One of the great projects of criticism and of inquiries into media aesthetics is the philosophical inclination to try to answer the question of what a medium is. But I resist this tendency simply because in defining something, we lose that which we are defining. It becomes just another filled space in a field of language and identification, serving little purpose and holding little meaning outside of that. Having said that, I accept that these practices are inevitable and I engage in them as much as anyone else. Film theorists, for example, are plagued by the question "What is Cinema?" It's a seemingly simple question commonly used as a spring board for philosophical reflection and debate. Yet the problem of thinking this way about media and communication may not be in the discourse to come from asking the question, but in the question itself.
Over at Elusive Lucidity, Zach Campbell asks another question. Instead of focusing on what cinema is, he asks what is cinema for. In other words, what are social, aesthetic, cultural, economic conditions under which images are produced and consumed? I would add that we maybe shouldn't study the act of consumption or production, but of the position of the producer, consumer, and any other individual within this scheme. He problematizes very efficiently the notion of thinking in terms of essences and definitions. For example, he lists off all that cinema is, can be, and in some cases isn't:
"To what all can we equate the cinema? For starters: lost causes, mirror images, failures, dream-food, a drug, a certain form of reality, lèse majesté, toadying, bullying, pleading, pornography, a captured sequence of sounds/images that may give a reasonably identical experience to the viewer over multiple viewings, a substitute for action, a displacement of life, a patriarchal funhouse, today's Grand Guignol, faith, celluloid, maybe pixels, beginnings and ends, a two-lane blacktop."

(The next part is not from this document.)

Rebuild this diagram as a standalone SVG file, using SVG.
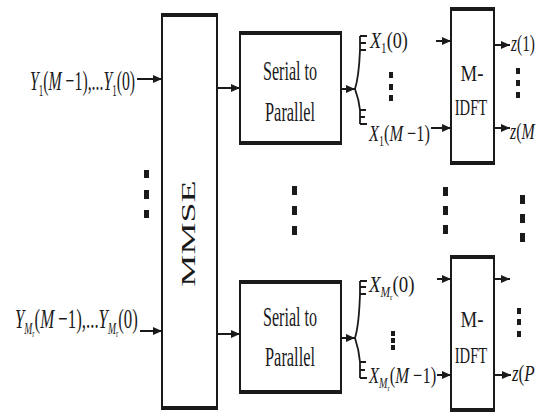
<svg xmlns="http://www.w3.org/2000/svg" width="536" height="412" viewBox="0 0 536 412">
<style>
.box{fill:#fff;stroke:#1a1a1a;stroke-width:2}
.edge{stroke:#1a1a1a;stroke-width:4}
.ln{fill:none;stroke:#1a1a1a;stroke-width:1.8}
.arr{fill:none;stroke:#1a1a1a;stroke-width:2;marker-end:url(#ah)}
.t{font-family:"Liberation Serif","Times New Roman",serif;fill:#1a1a1a}
.i{font-style:italic}
.dot{fill:#1a1a1a}
</style>
<defs>
<marker id="ah" markerUnits="userSpaceOnUse" markerWidth="10" markerHeight="9" refX="9" refY="4.5" orient="auto">
<path d="M0,0.5 L9,4.5 L0,8.5 z" fill="#1a1a1a"/>
</marker>
</defs>
<rect width="536" height="412" fill="#fff"/>

<g id="mmse">
<rect class="box" x="162" y="15" width="55" height="393"/>
<line class="edge" x1="161" y1="15" x2="218" y2="15"/>
<line class="edge" x1="161" y1="408" x2="218" y2="408"/>
<text class="t" font-size="19" text-anchor="middle" transform="translate(195,233.5) rotate(-90) scale(1.9,1)">MMSE</text>
</g>

<g id="in1">
<text class="t" font-size="28" transform="translate(30,90) scale(0.563,1)"><tspan class="i">Y</tspan><tspan font-size="16" dy="6">1</tspan><tspan dy="-6">(</tspan><tspan class="i">M</tspan><tspan> −1),...</tspan><tspan class="i">Y</tspan><tspan font-size="16" dy="6">1</tspan><tspan dy="-6">(0)</tspan></text>
</g>
<g id="in2">
<text class="t" font-size="28" transform="translate(15,328) scale(0.6,1)"><tspan class="i">Y</tspan><tspan class="i" font-size="16" dy="6">M</tspan><tspan font-size="11" dy="3">r</tspan><tspan dy="-9">(</tspan><tspan class="i">M</tspan><tspan> −1),...</tspan><tspan class="i">Y</tspan><tspan class="i" font-size="16" dy="6">M</tspan><tspan font-size="11" dy="3">r</tspan><tspan dy="-9">(0)</tspan></text>
</g>

<g id="s2p1">
<rect class="box" x="240" y="33" width="101" height="110"/>
<line class="edge" x1="239" y1="33" x2="342" y2="33"/>
<line class="edge" x1="239" y1="143" x2="342" y2="143"/>
<text class="t" font-size="28" text-anchor="middle" transform="translate(290,80) scale(0.575,1)">Serial to</text>
<text class="t" font-size="28" text-anchor="middle" transform="translate(290,121) scale(0.585,1)">Parallel</text>
</g>
<g id="s2p2">
<rect class="box" x="240" y="282" width="101" height="110"/>
<line class="edge" x1="239" y1="282" x2="342" y2="282"/>
<line class="edge" x1="239" y1="392" x2="342" y2="392"/>
<text class="t" font-size="28" text-anchor="middle" transform="translate(290,326) scale(0.575,1)">Serial to</text>
<text class="t" font-size="28" text-anchor="middle" transform="translate(290,366) scale(0.585,1)">Parallel</text>
</g>

<g id="idft1">
<rect class="box" x="451" y="9" width="43" height="154"/>
<line class="edge" x1="450" y1="9" x2="495" y2="9"/>
<line class="edge" x1="450" y1="163" x2="495" y2="163"/>
<text class="t" font-size="24" text-anchor="middle" transform="translate(472,81) scale(0.78,1)">M-</text>
<text class="t" font-size="24" text-anchor="middle" transform="translate(471,115) scale(0.61,1)">IDFT</text>
</g>
<g id="idft2">
<rect class="box" x="451" y="257" width="43" height="153"/>
<line class="edge" x1="450" y1="257" x2="495" y2="257"/>
<line class="edge" x1="450" y1="410" x2="495" y2="410"/>
<text class="t" font-size="24" text-anchor="middle" transform="translate(472,327) scale(0.78,1)">M-</text>
<text class="t" font-size="24" text-anchor="middle" transform="translate(471,363) scale(0.61,1)">IDFT</text>
</g>

<g id="labels">
<text class="t" font-size="23" transform="translate(370,48) scale(0.79,1)"><tspan class="i">X</tspan><tspan font-size="14" dy="5">1</tspan><tspan dy="-5">(0)</tspan></text>
<text class="t" font-size="23" transform="translate(369,141) scale(0.71,1)"><tspan class="i">X</tspan><tspan font-size="14" dy="5">1</tspan><tspan dy="-5">(</tspan><tspan class="i">M</tspan><tspan> −1)</tspan></text>
<text class="t" font-size="23" transform="translate(369,292) scale(0.82,1)"><tspan class="i">X</tspan><tspan class="i" font-size="14" dy="5">M</tspan><tspan font-size="9" dy="3">r</tspan><tspan dy="-8">(0)</tspan></text>
<text class="t" font-size="23" transform="translate(369,383) scale(0.72,1)"><tspan class="i">X</tspan><tspan class="i" font-size="14" dy="5">M</tspan><tspan font-size="9" dy="3">r</tspan><tspan dy="-8">(</tspan><tspan class="i">M</tspan><tspan> −1)</tspan></text>
<text class="t" font-size="23" transform="translate(511,51) scale(0.67,1)"><tspan class="i">z</tspan>(1)</text>
<text class="t" font-size="23" transform="translate(510,139) scale(0.69,1)"><tspan class="i">z</tspan>(<tspan class="i">M</tspan></text>
<text class="t" font-size="23" transform="translate(512,381) scale(0.74,1)"><tspan class="i">z</tspan>(<tspan class="i">P</tspan></text>
</g>

<g id="dots">
<rect class="dot" x="144" y="170" width="5" height="8"/>
<rect class="dot" x="144" y="190" width="5" height="9"/>
<rect class="dot" x="144" y="210" width="5" height="8"/>
<rect class="dot" x="292" y="186" width="5" height="9"/>
<rect class="dot" x="292" y="206" width="5" height="9"/>
<rect class="dot" x="292" y="226" width="5" height="9"/>
<rect class="dot" x="443" y="187" width="5" height="9"/>
<rect class="dot" x="443" y="206" width="5" height="9"/>
<rect class="dot" x="443" y="225" width="5" height="9"/>
<rect class="dot" x="520" y="195" width="5" height="9"/>
<rect class="dot" x="520" y="214" width="5" height="9"/>
<rect class="dot" x="520" y="233" width="5" height="9"/>
<rect class="dot" x="389" y="72" width="4" height="6"/>
<rect class="dot" x="389" y="84" width="4" height="6"/>
<rect class="dot" x="389" y="95" width="4" height="6"/>
<rect class="dot" x="516" y="68" width="4" height="6"/>
<rect class="dot" x="516" y="80" width="4" height="6"/>
<rect class="dot" x="516" y="92" width="4" height="6"/>
<rect class="dot" x="391" y="331" width="4" height="5"/>
<rect class="dot" x="391" y="338" width="4" height="5"/>
<rect class="dot" x="391" y="345" width="4" height="5"/>
<rect class="dot" x="517" y="308" width="4" height="6"/>
<rect class="dot" x="517" y="319" width="4" height="6"/>
<rect class="dot" x="517" y="331" width="4" height="6"/>
</g>

<g id="connectors">
<line class="arr" x1="137" y1="79" x2="162" y2="79"/>
<line class="arr" x1="140" y1="331" x2="162" y2="331"/>
<line class="arr" x1="217" y1="88" x2="240" y2="88"/>
<line class="arr" x1="217" y1="334" x2="240" y2="334"/>
<line class="arr" x1="341" y1="89" x2="355" y2="89"/>
<line class="arr" x1="341" y1="338" x2="355" y2="338"/>
<path class="ln" d="M355,89 Q359,76 360,50 V36 M360,36 H367 M360,43 H366 M360,50 H366"/>
<path class="ln" d="M355,89 Q359,100 360,110 V124 M360,110 H366 M360,117 H365 M360,124 H367"/>
<path class="ln" d="M355,338 Q359,325 360,294 V281 M360,281 H367 M360,287 H366 M360,294 H366"/>
<path class="ln" d="M355,338 Q359,350 360,362 V378 M360,362 H366 M360,370 H365 M360,378 H367"/>
<line class="arr" x1="436" y1="41" x2="451" y2="41"/>
<line class="arr" x1="431" y1="128" x2="451" y2="128"/>
<line class="arr" x1="437" y1="279" x2="451" y2="279"/>
<line class="arr" x1="437" y1="375" x2="451" y2="375"/>
<line class="arr" x1="494" y1="45" x2="510" y2="45"/>
<line class="arr" x1="494" y1="128" x2="510" y2="128"/>
<line class="arr" x1="494" y1="279" x2="510" y2="279"/>
<line class="arr" x1="494" y1="375" x2="511" y2="375"/>
</g>
</svg>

I do recommend visiting Zach's site to read his reflections, which are far more compact and (dare I say) lucid than my own.
1 comment:
Liz: First off, thanks for commenting. Please feel free to do more of it!
I would file the "What Has Cinema Become?" question under Zach's "What is Cinema For?" question, because it concerns the conditions for cinema's being, the position of filmmakers and viewers within social, economic, technological and culture spheres. I see these social formations as constantly colliding with one another, entering into each other and interwoven. When we're asking about the artistic and / or technological, social (etc.) growth of cinema, we are essentially inquiring as to the production of cinema, i.e. examining how cinema is given meaning.

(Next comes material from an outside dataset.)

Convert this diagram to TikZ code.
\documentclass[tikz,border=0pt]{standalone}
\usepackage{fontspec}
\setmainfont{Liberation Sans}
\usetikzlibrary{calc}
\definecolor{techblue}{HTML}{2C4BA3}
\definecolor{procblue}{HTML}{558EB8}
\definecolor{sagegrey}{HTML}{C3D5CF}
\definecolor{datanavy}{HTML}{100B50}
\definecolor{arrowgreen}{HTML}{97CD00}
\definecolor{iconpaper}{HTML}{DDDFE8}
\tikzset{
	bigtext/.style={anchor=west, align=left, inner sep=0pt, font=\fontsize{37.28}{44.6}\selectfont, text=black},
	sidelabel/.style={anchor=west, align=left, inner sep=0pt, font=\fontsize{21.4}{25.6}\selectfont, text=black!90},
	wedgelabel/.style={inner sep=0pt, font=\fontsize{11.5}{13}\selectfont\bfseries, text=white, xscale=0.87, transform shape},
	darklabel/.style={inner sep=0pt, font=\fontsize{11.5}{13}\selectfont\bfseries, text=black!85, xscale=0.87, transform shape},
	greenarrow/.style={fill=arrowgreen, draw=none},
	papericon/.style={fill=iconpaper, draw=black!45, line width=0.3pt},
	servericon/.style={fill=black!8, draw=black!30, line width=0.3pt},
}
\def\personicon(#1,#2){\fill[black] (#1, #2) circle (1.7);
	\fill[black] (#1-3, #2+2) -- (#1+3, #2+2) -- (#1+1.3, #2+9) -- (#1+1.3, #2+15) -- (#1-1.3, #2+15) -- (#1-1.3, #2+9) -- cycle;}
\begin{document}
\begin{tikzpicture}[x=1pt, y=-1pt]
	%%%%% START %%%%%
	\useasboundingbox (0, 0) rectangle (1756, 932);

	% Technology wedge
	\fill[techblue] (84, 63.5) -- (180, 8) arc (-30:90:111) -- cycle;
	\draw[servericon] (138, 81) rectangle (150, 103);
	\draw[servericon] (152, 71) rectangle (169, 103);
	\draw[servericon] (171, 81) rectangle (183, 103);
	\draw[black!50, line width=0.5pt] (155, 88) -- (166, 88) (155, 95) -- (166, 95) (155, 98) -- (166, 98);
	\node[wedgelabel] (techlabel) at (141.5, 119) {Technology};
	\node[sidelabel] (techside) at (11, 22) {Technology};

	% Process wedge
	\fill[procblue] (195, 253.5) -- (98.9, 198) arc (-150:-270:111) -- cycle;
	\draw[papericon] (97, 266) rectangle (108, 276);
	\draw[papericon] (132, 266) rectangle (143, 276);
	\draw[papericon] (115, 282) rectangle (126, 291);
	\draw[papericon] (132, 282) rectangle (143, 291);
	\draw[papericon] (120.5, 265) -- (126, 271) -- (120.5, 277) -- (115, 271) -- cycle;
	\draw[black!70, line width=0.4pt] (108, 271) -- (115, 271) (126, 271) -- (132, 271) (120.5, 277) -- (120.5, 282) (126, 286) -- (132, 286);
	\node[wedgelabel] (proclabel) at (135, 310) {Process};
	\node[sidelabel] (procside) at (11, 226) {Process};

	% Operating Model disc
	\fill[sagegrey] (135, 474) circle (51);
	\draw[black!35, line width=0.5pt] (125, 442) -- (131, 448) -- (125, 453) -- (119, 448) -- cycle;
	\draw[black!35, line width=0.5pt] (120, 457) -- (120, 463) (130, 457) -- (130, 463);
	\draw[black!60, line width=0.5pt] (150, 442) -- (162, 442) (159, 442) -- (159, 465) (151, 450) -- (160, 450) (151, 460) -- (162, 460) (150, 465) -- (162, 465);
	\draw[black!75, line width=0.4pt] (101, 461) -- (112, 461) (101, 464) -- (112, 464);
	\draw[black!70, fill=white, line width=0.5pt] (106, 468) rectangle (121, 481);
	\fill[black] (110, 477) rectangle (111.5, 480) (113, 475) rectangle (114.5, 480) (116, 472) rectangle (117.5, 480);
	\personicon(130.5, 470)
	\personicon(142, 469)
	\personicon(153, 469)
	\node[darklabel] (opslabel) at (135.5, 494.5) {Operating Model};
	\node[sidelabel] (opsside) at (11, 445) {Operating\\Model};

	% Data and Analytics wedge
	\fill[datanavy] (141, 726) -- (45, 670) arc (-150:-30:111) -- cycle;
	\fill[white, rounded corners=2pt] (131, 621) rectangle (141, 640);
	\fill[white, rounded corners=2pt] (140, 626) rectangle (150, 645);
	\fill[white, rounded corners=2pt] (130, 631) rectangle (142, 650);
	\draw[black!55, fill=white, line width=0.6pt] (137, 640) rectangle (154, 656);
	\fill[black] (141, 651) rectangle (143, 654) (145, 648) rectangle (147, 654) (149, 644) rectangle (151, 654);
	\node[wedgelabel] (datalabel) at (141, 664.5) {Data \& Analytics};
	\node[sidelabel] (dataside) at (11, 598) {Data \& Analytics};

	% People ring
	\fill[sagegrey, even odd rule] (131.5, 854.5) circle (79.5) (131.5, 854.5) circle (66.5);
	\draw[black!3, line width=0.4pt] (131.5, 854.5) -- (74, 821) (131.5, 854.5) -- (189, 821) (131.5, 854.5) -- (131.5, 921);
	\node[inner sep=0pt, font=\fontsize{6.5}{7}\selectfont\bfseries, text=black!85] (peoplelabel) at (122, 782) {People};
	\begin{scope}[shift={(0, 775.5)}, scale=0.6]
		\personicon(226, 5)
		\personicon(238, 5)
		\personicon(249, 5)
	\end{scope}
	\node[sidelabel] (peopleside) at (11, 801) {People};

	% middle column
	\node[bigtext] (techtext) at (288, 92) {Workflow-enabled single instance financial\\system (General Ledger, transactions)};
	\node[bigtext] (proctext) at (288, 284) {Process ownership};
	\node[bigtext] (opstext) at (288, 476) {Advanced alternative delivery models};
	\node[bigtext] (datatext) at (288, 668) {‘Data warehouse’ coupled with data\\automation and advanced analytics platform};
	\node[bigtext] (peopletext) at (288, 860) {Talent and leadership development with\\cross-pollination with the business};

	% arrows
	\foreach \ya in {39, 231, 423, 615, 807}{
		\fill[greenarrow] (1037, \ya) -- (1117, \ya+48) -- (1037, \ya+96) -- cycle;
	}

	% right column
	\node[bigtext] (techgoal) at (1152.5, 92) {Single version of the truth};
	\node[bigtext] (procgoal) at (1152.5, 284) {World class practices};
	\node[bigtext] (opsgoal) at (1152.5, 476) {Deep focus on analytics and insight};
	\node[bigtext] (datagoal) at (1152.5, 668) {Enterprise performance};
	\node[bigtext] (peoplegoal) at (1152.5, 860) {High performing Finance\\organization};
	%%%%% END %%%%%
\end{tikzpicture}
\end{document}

With the "Why Cinema?" question we are treading more philosophical waters, which is fine. It actually bring in the question of media that you addressed, which is really tricky. In my view, media are not necessarily restricted to news or art, and they don't break down to genres or types. Media represent anything that mediates essentially, and field through which information is packaged and distributed. So while you could say film is its own medium, it represents the convergence of countless mediating technologies and social meaning-making devices, all of which with their own designed functions and sets of implications.
But, again, I like to frame these inquiries through the questions of the conditions (i.e. social, cultural, political, economic, technological) under which films are made and made to possess certain meaning, and communicate certain ideas. To ask "Why" runs a risk of ignoring some of these concepts, and how they interrelate via ideology.